Even if your child is a well-intentioned Snapchat user, the app is designed to hide the user’s digital footprints. So the app intends to inhibit a parent’s ability to monitor their kids’ conversations. And what mixes better than kids and a lack of accountability?
It’s Easy To Find On Social Networks
Objectionable content abounds on popular social networks like Twitter and Vine. Twitter and Vine both allow obscene content and have no controls whatsoever for foul and inappropriate language. Even though the iOS Twitter app is rated for ages 4 and up, your child can find inappropriate and even pornographic content on Twitter with a simple search.

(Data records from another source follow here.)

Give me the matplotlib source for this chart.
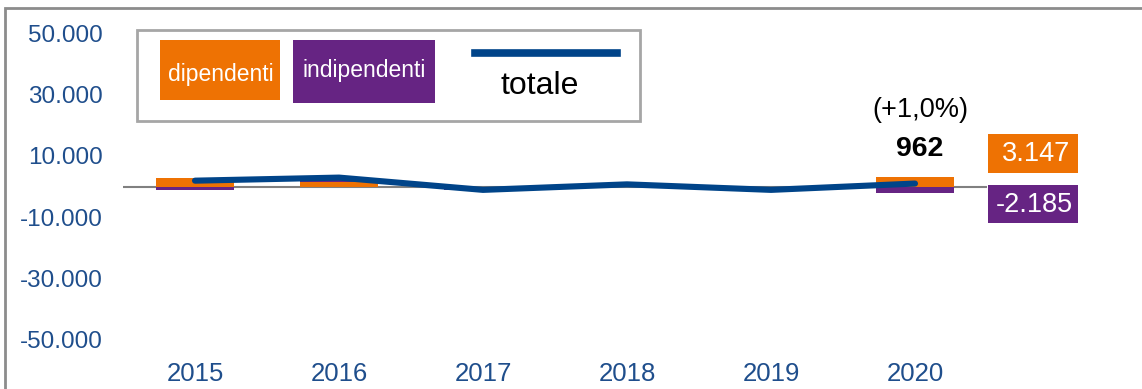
import matplotlib.pyplot as plt
from matplotlib.patches import Rectangle
from matplotlib.lines import Line2D
import numpy as np

plt.rcParams['font.family'] = ['Liberation Sans', 'DejaVu Sans']

# data
anni = ['2015', '2016', '2017', '2018', '2019', '2020']
dipendenti = [2900, 1400, -600, 500, -700, 3147]
indipendenti = [-1000, 1500, -500, 200, -400, -2185]
totale = [1900, 2900, -1100, 700, -1100, 962]
yticks = [50000, 30000, 10000, -10000, -30000, -50000]

ORANGE = '#EE7203'
PURPLE = '#662483'
BLUE = '#004489'
TICK = '#1F4E8C'

fig = plt.figure(figsize=(11.42, 3.89), dpi=100)
W, H = 1142, 389
ax = fig.add_axes([123 / W, 1 - 340 / H, (987 - 123) / W, (340 - 33) / H])

x = np.arange(len(anni))
dip = np.array(dipendenti)
ind = np.array(indipendenti)
# stacking like excel: positives over positives, negatives under negatives
ind_bottom = np.where((ind >= 0) == (dip >= 0), dip, 0)
ax.bar(x, dip, width=0.54, color=ORANGE, zorder=2)
ax.bar(x, ind, bottom=ind_bottom, width=0.54, color=PURPLE, zorder=2)
ax.axhline(0, color='#808080', lw=1.5, zorder=1)
ax.plot(x, totale, color=BLUE, lw=4.4, solid_capstyle='round',
        solid_joinstyle='round', zorder=3)

ax.set_xlim(-0.5, 5.5)
ax.set_ylim(-50000, 50000)
ax.set_yticks(yticks)
ax.set_yticklabels([f'{v:,}'.replace(',', '.') for v in yticks])
ax.set_xticks(x)
ax.set_xticklabels(anni)
ax.tick_params(axis='y', length=0, pad=14.5, labelsize=17.5, labelcolor=TICK)
ax.tick_params(axis='x', length=0, pad=16, labelsize=18.5, labelcolor=TICK)
for s in ax.spines.values():
    s.set_visible(False)

# annotations for last year
ax.text(5.035, 25000, '(+1,0%)', ha='center', va='center', fontsize=19.5)
ax.text(5.03, 12300, f'{totale[-1]}', ha='center', va='center', fontsize=20.5,
        fontweight='bold')

# right side value boxes
fig.patches.append(Rectangle((988 / W, 1 - 173 / H), 90 / W, 39 / H,
                             transform=fig.transFigure, fc=ORANGE, ec='none'))
fig.patches.append(Rectangle((988 / W, 1 - 223 / H), 90 / W, 38 / H,
                             transform=fig.transFigure, fc=PURPLE, ec='none'))
fig.text(1036 / W, 1 - 154 / H, f'{dipendenti[-1]:,}'.replace(',', '.'),
         ha='center', va='center', fontsize=19.5, color='white')
fig.text(1034 / W, 1 - 205 / H, f'{indipendenti[-1]:,}'.replace(',', '.'),
         ha='center', va='center', fontsize=19.5, color='white')

# custom legend box
fig.patches.append(Rectangle((137 / W, 1 - 121 / H), (640 - 137) / W, 91 / H,
                             transform=fig.transFigure, fill=False,
                             ec='#A6A6A6', lw=2))
fig.patches.append(Rectangle((160 / W, 1 - 100 / H), 120 / W, 60 / H,
                             transform=fig.transFigure, fc=ORANGE, ec='none'))
fig.patches.append(Rectangle((293 / W, 1 - 103 / H), 142 / W, 63 / H,
                             transform=fig.transFigure, fc=PURPLE, ec='none'))
fig.text(221 / W, 1 - 74 / H, 'dipendenti', ha='center', va='center',
         fontsize=16.5, color='white')
fig.text(364 / W, 1 - 70 / H, 'indipendenti', ha='center', va='center',
         fontsize=16.5, color='white')
fig.lines.append(Line2D([475 / W, 617 / W], [1 - 53 / H, 1 - 53 / H],
                        transform=fig.transFigure, color=BLUE, lw=5.5))
fig.text(540 / W, 1 - 86 / H, 'totale', ha='center', va='center',
         fontsize=23, color='black')

# outer frame
fig.patches.append(Rectangle((5 / W, -0.1), 1.2, 1 - 8 / H + 0.1,
                             transform=fig.transFigure, fill=False,
                             ec='#8C8C8C', lw=2))

fig.savefig('out.png', dpi=100)
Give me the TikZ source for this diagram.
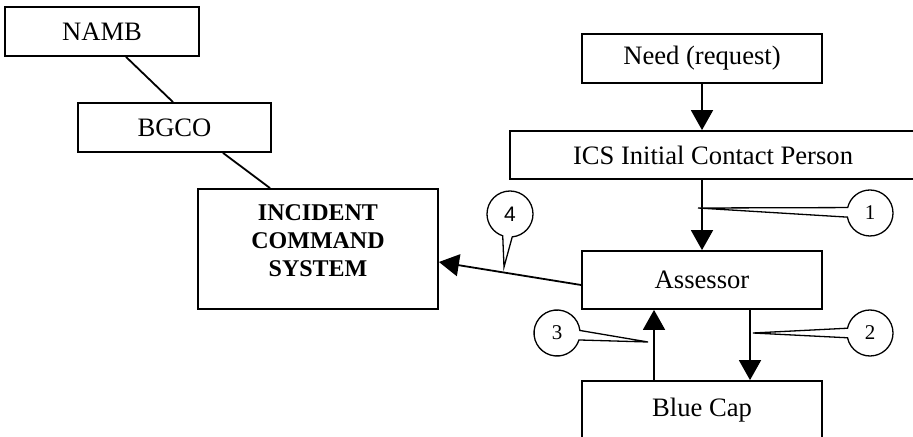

It’s also worth noting that while hardcore pornography is not allowed on YouTube, inappropriate content is plentiful. It may not be porn, but you won’t want your kid to see Miley Cyrus’ latest videos. And that’s just one example. Beyond sexual content, YouTube has plenty of violent content, including videos of death. And outside of sex, violence, and other objectionable content, YouTube is full of sophomoric foolishness like soda bottle bombs and cinnamon challenges that are just unwise for parents to allow unmonitored access to.
Beware of the seemingly innocuous social networks and video sites. When in doubt, it’s better to know what your child is doing online than to be clueless about it.
It’s Easy to Find In Built-In Browsers
You probably use them all the time without realizing it, but many apps have their own built-in browsers. If you click a link in Twitter, Facebook, and many other apps for iOS, the app will launch its built-in browser to view the link. Because these browsers don’t have the features of traditional browsers, there’s no way to view the browsing history in them, thereby making them just as untraceable as private browsing.
So What’s A Parent To Do?
I’ve also posted a few tips parents can employ to help keep the Internet on a leash, but the reality is that there is no sure-fire way to prevent your kids from being foolish on the Internet except one: to be an educated, active, watchful parent. It’s up to you to take an active, even aggressive role in the digital lives of the children living in your house.
Your responsibility as a parent in a digital age is a big one. Don’t be fooled by those (including your own kids) who would have you believe that your involvement is snooping or an invasion of privacy. Those are lies. You love your kids. Knowing where they go and who they are with is vital to your role of being an effective parent. This is even more true in the digital world, where the places they go and the people they are with can be much less clear and, thereby, far more precarious.